Ricardo thought it better not to ask if Hannah pulled the trigger or the guy’s gesture of reaching across to his own shoulder holster had slapped her hand, making her jerk the trigger. He couldn’t have heard the answer anyway as the loud report of the shot echoed inside the Humvee and left his ears ringing.
The leader’s brains fountained out behind him.
Ricardo rolled out the other door. As he did, he saw others in the hangar grabbing for their sidearms. He hit the floor and rolled underneath the Humvee.
Two people had closed the hangar doors. Three more had been standing behind the leader. Possibly others, but he’d been taught to deal with the targets you could see first and to worry about the others later.
He had no line on the trio as the leader’s body dropped to lie on the concrete and stare blankly at him. His face looked fine—if you ignore the small entry hole under his chin—it was the back of his head that was missing.
Twisting around, Ricardo kneecapped the two still standing to the rear of the Humvee by the hangar doors. When they screamed and fell, he drilled them with another shot each to the face. He didn’t dare waste another shot just to be sure they were dead—Anton hadn’t given him any spare magazines. He just hoped that this one was the full fifteen rounds. In which case he still had eleven to go.
He quickly scanned what he could see between the tires and the dead bodies piling up on the floor.
Nothing doing.
He rolled up close to dead guy Number One lying below Hannah’s door.
:Michelle. Abort! There’s a drug deal going down here.:
Nothing.
:Michelle, goddamn it. This is real world, not time for emotion shit. Answer me.:
More nothing.
He was going to strangle that woman the next time he saw her.
A full-blown firefight was going on above him—Hannah and Anton from inside the armored Humvee versus at least three more backup men. Thankfully the windows were also bulletproof to mere rifle fire.
Two of the three men outside the driver’s side of the vehicle were down by the time he snaked around the first corpse to get a line on the last man attacking from that side who, as he
went down, got off a burst from his rifle. Thankfully he was set to a three-round burst rather than full automatic. Two rounds thudded into his dead leader’s body, but the third found a gap between the dead guy and the bottom edge of the Humvee. A sudden fire lit in Ricardo’s leg.
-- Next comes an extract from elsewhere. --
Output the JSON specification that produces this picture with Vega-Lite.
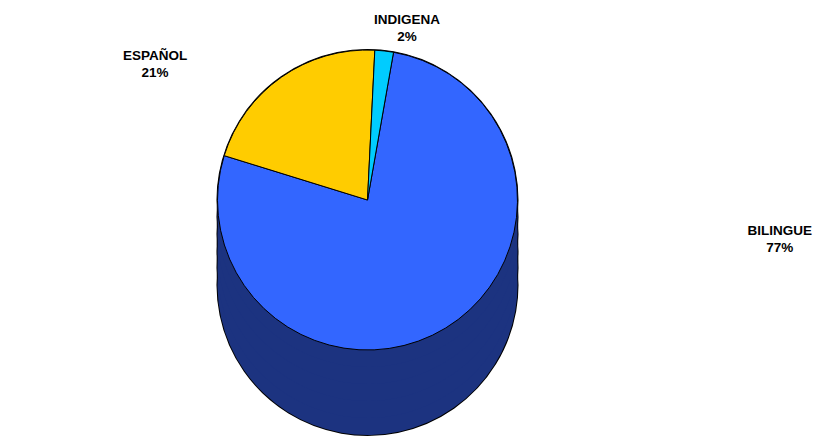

Ricardo dumped a pair into the shooter’s already shot-up face as he hit the floor.
Hannah and Anton by the odd grouping of shots—Hannah’s almost stacked with his, spine cutters at nose high, and Anton’s single high on the skull, possibly even skipping off the bone underneath.
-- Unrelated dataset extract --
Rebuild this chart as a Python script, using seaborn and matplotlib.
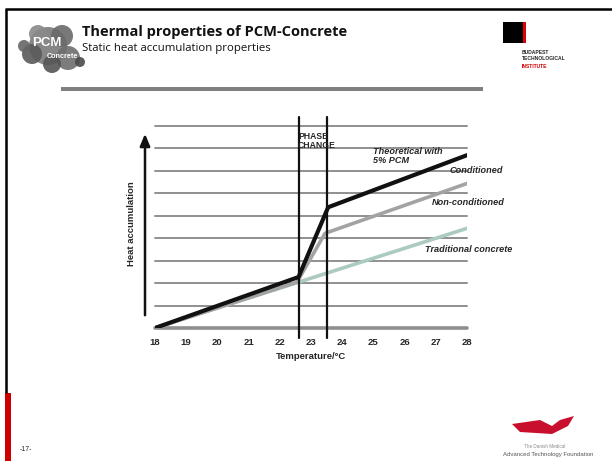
import numpy as np
import pandas as pd
import seaborn as sns
import matplotlib.pyplot as plt
from matplotlib.patches import Rectangle, Circle, Polygon

# -------------------------------
# Data
# -------------------------------
temp_ticks = [18, 19, 20, 21, 22, 23, 24, 25, 26, 27, 28]

trad_x = [18, 28]
trad_y = [0, 4.44]

noncond_x = [18, 22.55, 23.45, 28]
noncond_y = [0, 2.04, 4.22, 6.44]

cond_x = [18, 22.6, 23.55, 28]
cond_y = [0, 2.27, 5.38, 7.7]

phase_start = 22.6
phase_end = 23.5

grid_levels = [1, 2, 3, 4, 5, 6, 7, 8, 9]

sns.set_theme(style="white")
plt.rcParams['font.family'] = ['Liberation Sans', 'DejaVu Sans']

W, H = 612, 461
fig = plt.figure(figsize=(W / 100, H / 100), dpi=100)

# overlay in pixel coordinates for slide decorations
deco = fig.add_axes([0, 0, 1, 1], zorder=0)
deco.set_xlim(0, W)
deco.set_ylim(H, 0)
deco.axis("off")

# frame
deco.plot([5, W], [9.5, 9.5], color="black", lw=1.8, solid_capstyle="butt")
deco.plot([5.5, 5.5], [9, 393], color="black", lw=1.8, solid_capstyle="butt")
deco.add_patch(Rectangle((4.5, 393), 6, 70, color="#cc0000", lw=0))
deco.add_patch(Rectangle((61, 87.5), 422, 3.5, color="#808080", lw=0))

# PCM logo (blobs)
for cx, cy, r, c in [(48, 46, 19, "#7a7a7a"), (32, 54, 10, "#5a5a5a"), (62, 36, 11, "#6a6a6a"),
                     (68, 58, 12, "#6e6e6e"), (38, 34, 9, "#8a8a8a"), (52, 64, 9, "#555555"),
                     (80, 62, 5, "#4a4a4a"), (24, 46, 6, "#666666")]:
    deco.add_patch(Circle((cx, cy), r, color=c, lw=0, alpha=0.9))
deco.text(47, 43, "PCM", color="white", fontsize=9.5, fontweight="bold", ha="center", va="center")
deco.text(62, 56, "Concrete", color="white", fontsize=5.2, fontweight="bold", ha="center", va="center")

# title
deco.text(82, 32, "Thermal properties of PCM-Concrete", fontsize=10.5, fontweight="bold",
          family="Open Sans", ha="left", va="center", color="#111111")
deco.text(82, 49, "Static heat accumulation properties", fontsize=8.2,
          family="Open Sans", ha="left", va="center", color="#111111")

# institute logo
deco.add_patch(Rectangle((503, 22), 20, 21, color="black", lw=0))
deco.add_patch(Rectangle((523, 22), 3, 21, color="#e00000", lw=0))
deco.text(522, 52, "BUDAPEST", fontsize=3.6, fontweight="bold", ha="left", va="center")
deco.text(522, 59, "TECHNOLOGICAL", fontsize=3.6, fontweight="bold", ha="left", va="center")
deco.text(522, 66, "INSTITUTE", fontsize=3.6, fontweight="bold", ha="left", va="center", color="#d00000")

# foundation logo
deco.add_patch(Polygon([[512, 424], [540, 420], [552, 426], [560, 420], [574, 416],
                        [568, 426], [552, 434], [520, 432]], color="#c8102e", lw=0))
deco.text(545, 446, "The Danish Medical", fontsize=3.3, ha="center", va="center", color="#888888")
deco.text(548, 454, "Advanced Technology Foundation", fontsize=4.3, ha="center", va="center",
          color="#555555")
deco.text(20, 449, "-17-", fontsize=5, ha="left", va="center")

# heat accumulation arrow + label
deco.annotate("", xy=(145, 131), xytext=(145, 318),
              arrowprops=dict(arrowstyle="-|>,head_width=0.25,head_length=0.6",
                              color="#111111", lw=1.8))
deco.text(131, 224, "Heat accumulation", rotation=90, fontsize=6.8, fontweight="bold",
          ha="center", va="center")

# -------------------------------
# Chart
# -------------------------------
left, right, bottom_px, top_px = 155, 467, 328, 126
ax = fig.add_axes([left / W, 1 - bottom_px / H, (right - left) / W, (bottom_px - top_px) / H],
                  zorder=2)
ax.patch.set_alpha(0)
ax.set_xlim(18, 28)
ax.set_ylim(0, 9)

for g in grid_levels:
    ax.axhline(g, color="#8f8f8f", lw=1.4, zorder=1, clip_on=False)
ax.axhline(0, color="#8f8f8f", lw=2.6, zorder=1, clip_on=False)

sns.lineplot(x=trad_x, y=trad_y, ax=ax, color="#abcac2", lw=2.6, zorder=3)
sns.lineplot(x=noncond_x, y=noncond_y, ax=ax, color="#a3a3a3", lw=2.6, zorder=4)
sns.lineplot(x=cond_x, y=cond_y, ax=ax, color="#111111", lw=3.0, zorder=5)

for xv in [phase_start, phase_end]:
    ax.axvline(xv, ymin=-0.05, ymax=1.045, color="#111111", lw=1.6, clip_on=False, zorder=6)

ax.text(22.58, 8.33, "PHASE\nCHANGE", fontsize=6.2, fontweight="bold", ha="left", va="center",
        linespacing=1.0, zorder=7)
ax.text(25.0, 7.66, "Theoretical with\n5% PCM", fontsize=6.6, fontweight="bold", style="italic",
        ha="left", va="center", linespacing=1.05, zorder=7)
ax.text(27.45, 7.02, "Conditioned", fontsize=6.6, fontweight="bold", style="italic",
        ha="left", va="center", clip_on=False, zorder=7)
ax.text(26.88, 5.57, "Non-conditioned", fontsize=6.6, fontweight="bold", style="italic",
        ha="left", va="center", clip_on=False, zorder=7)
ax.text(26.65, 3.48, "Traditional concrete", fontsize=6.6, fontweight="bold", style="italic",
        ha="left", va="center", clip_on=False, zorder=7)

ax.set_xticks(temp_ticks)
ax.set_xticklabels([str(t) for t in temp_ticks], fontsize=6.8, fontweight="bold")
ax.set_yticks([])
ax.tick_params(axis="x", length=0, pad=7)
ax.set_xlabel("Temperature/°C", fontsize=6.8, fontweight="bold", labelpad=4)
ax.set_ylabel("")
sns.despine(ax=ax, left=True, bottom=True)

fig.savefig("out.png", dpi=100)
Nine rounds left in his lone magazine.
Ricardo slapped a hand on his leg.
It wasn’t just bleeding.
It was spurting.
Arterial flow!
He jammed a finger into the bullet hole, which hurt like a firebrand—something he had too much experience with.
But it didn’t stop the flow.
Out of the firefight and momentarily protected by still being under the Humvee, he yanked off his belt, wrapped it twice around his upper thigh, and rebuckled it—earning him skinned knuckles as he battered them against the underside of the Humvee’s suspension. Jamming the Glock’s muzzle through one of the loops, he cranked it around three times. Ricardo couldn’t tell if the blood flow stopped, but by the amount of pain, he’d assume it was tight enough. Any tighter and he might pass out from the pain and lose his hold on the weapon.
Another spate of automatic gunfire, this time from the front of the vehicle. If Hannah and Anton were still in the game rather than bleeding out as he was, they’d be pinned down by a shooter who could control either side of the vehicle. Humvee windshields were tough, but they didn’t last forever.
He twisted his leg around and fought against the scream of pain that threatened to erupt forth and reveal his position. But he managed to line up his handgun, still wrapped into his belt-tourniquet, by aiming with the angle of his leg. The first shot passed between the shooter’s legs. But the second shot hit him. He dropped to one knee, but not to the floor.